The main screen of the fit-fat-cat application.

Detecting an individual scaffold requires a relatively high number of completed navigation tasks. Completing many puzzles can be a very tedious and repetitive task. Doing this in a single row (e.g. in a paid, controlled experiment during which the subject can concentrate from the beginning to the end) is arguably unfeasible. Luckily, 9 of the subjects found the game interesting enough to solve more than 200 puzzles. Thus it is not the number of subjects that are uniquely large in the dataset, but the number of paths collected from a single subject.

Path filtering

Instead of focusing on the dynamic process of how we learn to navigate, i.e., how we learn an approximate picture of the network by exploration, we concentrate on the way people routinely choose paths in a network after they have developed their individual path selection strategy. In this steady state, subjects do not explore the network or wander around; they simply solve the puzzle by routine. To analyse this steady-state behaviour, we have to drop all unfinished paths, paths taking too much time to complete and loops from the dataset. Of the recorded 19828 paths, we dropped 8177 because they did not reach the target for some reason, 712 paths because the time to solve the puzzle was unusually large (>300 seconds), which raises the question of if the subjects concentrated on the puzzle, and only 352 paths (1.7% of the total paths) because they contained loops.

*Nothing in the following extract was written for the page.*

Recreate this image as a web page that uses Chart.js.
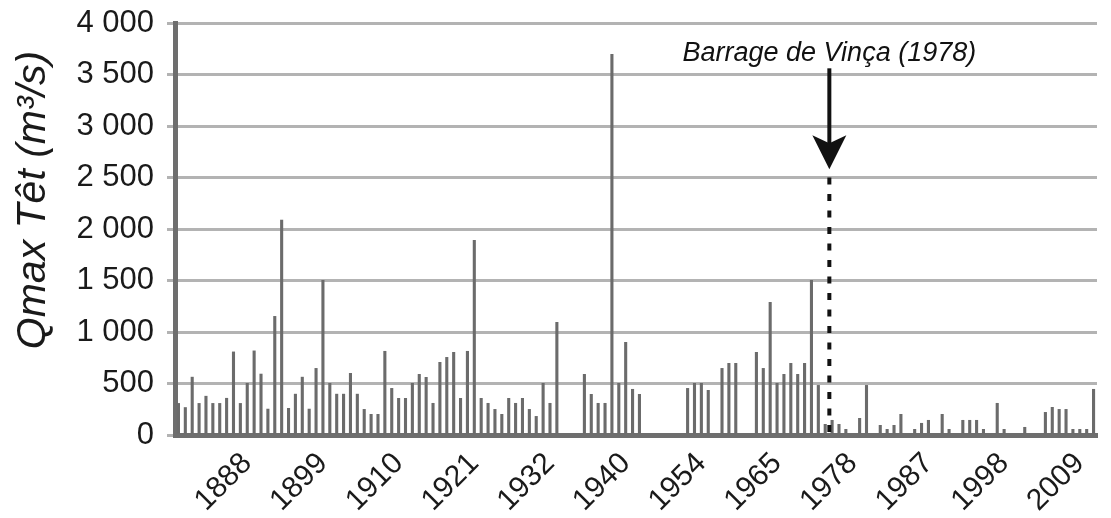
<!DOCTYPE html>
<html>
<head>
<meta charset="utf-8">
<script src="https://cdn.jsdelivr.net/npm/chart.js@4.4.1/dist/chart.umd.min.js"></script>
<style>
  html, body { margin: 0; padding: 0; background: #fff; }
</style>
</head>
<body>
<canvas id="chart" width="1111" height="518"></canvas>
<script>
// one category per year
const years = [
  1878, 1879, 1880, 1881, 1882, 1883, 1884, 1885, 1886, 1887,
  1888, 1889, 1890, 1891, 1892, 1893, 1894, 1895, 1896, 1897,
  1898, 1899, 1900, 1901, 1902, 1903, 1904, 1905, 1906, 1907,
  1908, 1909, 1910, 1911, 1912, 1913, 1914, 1915, 1916, 1917,
  1918, 1919, 1920, 1921, 1922, 1923, 1924, 1925, 1926, 1927,
  1928, 1929, 1930, 1931, 1932, 1933, 1934, 1935, 1936, 1937,
  1938, 1939, 1940, 1941, 1942, 1943, 1944, 1945, 1946, 1947,
  1948, 1949, 1950, 1951, 1952, 1953, 1954, 1955, 1956, 1957,
  1958, 1959, 1960, 1961, 1962, 1963, 1964, 1965, 1966, 1967,
  1968, 1969, 1970, 1971, 1972, 1973, 1974, 1975, 1976, 1977,
  1978, 1979, 1980, 1981, 1982, 1983, 1984, 1985, 1986, 1987,
  1988, 1989, 1990, 1991, 1992, 1993, 1994, 1995, 1996, 1997,
  1998, 1999, 2000, 2001, 2002, 2003, 2004, 2005, 2006, 2007,
  2008, 2009, 2010, 2011
];

// annual max discharge, m3/s (null = no data)
const qmax = [
  310, 270, 565, 310, 380, 310, 310, 360, 810, 310,
  505, 820, 595, 255, 1155, 2090, 262, 400, 565, 255,
  650, 1505, 505, 400, 400, 602, 400, 252, 204, 204,
  816, 456, 359, 359, 505, 592, 563, 311, 709, 757,
  806, 359, 816, 1893, 359, 311, 252, 204, 359, 311,
  359, 252, 184, 505, 311, 1097, null, null, null, 592,
  398, 311, 311, 3700, 505, 903, 447, 398, null, null,
  null, null, null, null, 456, 505, 505, 437, null, 650,
  699, 699, null, null, 806, 650, 1291, 505, 592, 699,
  592, 699, 1505, 485, 107, 146, 107, 58, null, 165,
  485, null, 97, 58, 97, 204, null, 58, 117, 146,
  null, 204, 58, null, 146, 146, 146, 58, null, 311,
  58, null, null, 78, null, null, 223, 272, 252, 252,
  58, 58, 58, 447
];

// where the axis shows a label, and what it reads
const tickYears = [1888, 1899, 1910, 1921, 1932, 1943, 1954, 1965, 1976, 1987, 1998, 2009];
const tickLabels = ['1888', '1899', '1910', '1921', '1932', '1940', '1954', '1965', '1978', '1987', '1998', '2009'];

const damLabel = 'Barrage de Vinça (1978)';
const damPos = 94.6;      // category index of the dashed line
const damTop = 2500;      // dashed line height
const arrowTip = 2580;
const arrowTail = 3560;
const damLabelAt = 3700;

const fontFamily = '"Liberation Sans", Arial, Helvetica, sans-serif';

function fmt(v) {
  if (v < 1000) return String(v);
  return Math.floor(v / 1000) + ' ' + String(v % 1000).padStart(3, '0');
}

const damPlugin = {
  id: 'dam',
  afterDatasetsDraw(chart) {
    const { ctx, scales: { x, y } } = chart;
    const px = x.getPixelForValue(damPos);
    ctx.save();
    ctx.strokeStyle = '#111';
    ctx.fillStyle = '#111';
    ctx.lineWidth = 4;

    // dashed line down to the axis
    ctx.setLineDash([7, 9.5]);
    ctx.beginPath();
    ctx.moveTo(px, y.getPixelForValue(damTop));
    ctx.lineTo(px, y.getPixelForValue(0));
    ctx.stroke();

    // arrow
    ctx.setLineDash([]);
    const tip = y.getPixelForValue(arrowTip);
    const tail = y.getPixelForValue(arrowTail);
    ctx.beginPath();
    ctx.moveTo(px, tail);
    ctx.lineTo(px, tip - 22);
    ctx.stroke();
    ctx.beginPath();
    ctx.moveTo(px, tip);
    ctx.lineTo(px - 17, tip - 34);
    ctx.lineTo(px, tip - 26);
    ctx.lineTo(px + 17, tip - 34);
    ctx.closePath();
    ctx.fill();

    ctx.font = 'italic 27px ' + fontFamily;
    ctx.textAlign = 'center';
    ctx.textBaseline = 'middle';
    ctx.fillText(damLabel, px, y.getPixelForValue(damLabelAt));
    ctx.restore();
  },
  afterDraw(chart) {
    // y axis title, sits a bit above the middle of the axis
    const { ctx, chartArea } = chart;
    ctx.save();
    ctx.translate(34, (chartArea.top + chartArea.bottom) / 2 - 29);
    ctx.rotate(-Math.PI / 2);
    ctx.font = 'italic 41px ' + fontFamily;
    ctx.fillStyle = '#1a1a1a';
    ctx.textAlign = 'center';
    ctx.textBaseline = 'middle';
    ctx.fillText('Qmax Têt (m³/s)', 0, 0);
    ctx.restore();
  }
};

new Chart(document.getElementById('chart'), {
  type: 'bar',
  data: {
    labels: years,
    datasets: [{
      data: qmax,
      backgroundColor: '#6b6b6b',
      barPercentage: 0.45,
      categoryPercentage: 1.0,
    }],
  },
  options: {
    responsive: false,
    animation: false,
    devicePixelRatio: 1,
    layout: { padding: { top: 23, right: 14 } },
    plugins: {
      legend: { display: false },
      tooltip: { enabled: false },
    },
    scales: {
      x: {
        grid: { display: false },
        border: { display: true, color: '#6e6e6e', width: 5 },
        ticks: {
          autoSkip: false,
          maxRotation: 45,
          minRotation: 45,
          padding: 3,
          color: '#1a1a1a',
          font: { family: fontFamily, size: 30 },
          callback: (value, index) => {
            const k = tickYears.indexOf(years[index]);
            return k >= 0 ? tickLabels[k] : '';
          },
        },
        afterFit: (scale) => {
          scale.height = 83;
          scale.paddingLeft = 0;
          scale.paddingRight = 0;
        },
      },
      y: {
        min: 0,
        max: 4000,
        grid: { color: '#b3b3b3', lineWidth: 3, tickLength: 8, tickColor: '#b3b3b3' },
        border: { display: true, color: '#6e6e6e', width: 5 },
        ticks: {
          stepSize: 500,
          padding: 13,
          color: '#1a1a1a',
          font: { family: fontFamily, size: 31 },
          callback: (v) => fmt(v),
        },
        afterFit: (scale) => {
          scale.width = 175;
          scale.paddingTop = 0;
          scale.paddingBottom = 0;
        },
      },
    },
  },
  plugins: [damPlugin],
});
</script>
</body>
</html>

Weibull fitting to the random shortest path algorithm

The scaffold sizes and usages of the random shortest path algorithm can be well-estimated with a two-parameter Weibull distribution. As an illustration, we verify the goodness of the fit for the puzzle set of subject 4 in Fig. 8. The results for the other subjects are highly similar.

Figure 8
figure 8

Goodness of fit of the Weibull distribution to the scaffold sizes given by the random shortest path algorithm over the puzzles of subject 4.

Computer simulations

For investigation of the incremental learning of a network via its paths, we have written a simulator in the Python programming language. In the beginning, the simulator reads the network N. After that, it iteratively picks random pairs from the network and computes the shortest and hierarchical paths between them according to the given BFS hierarchy. At each iterative step, the current knowledge about the network is the union of nodes and edges contained in the previous iterations. Therefore, at step t, the knowledge about the network is a graph Gt(V, E); then, after adding a path Pt, it is extended to \({G}_{t+1}={G}_{t}\cup {P}_{t}\) The simulator computes the required entropy and stretch of the paths in Gt compared to the shortest paths in N every 50 steps. We note, that we have run the simulations beyond 2000 paths but the relative positions of the stretch and entropy plots of the algorithms remains the same in that regime.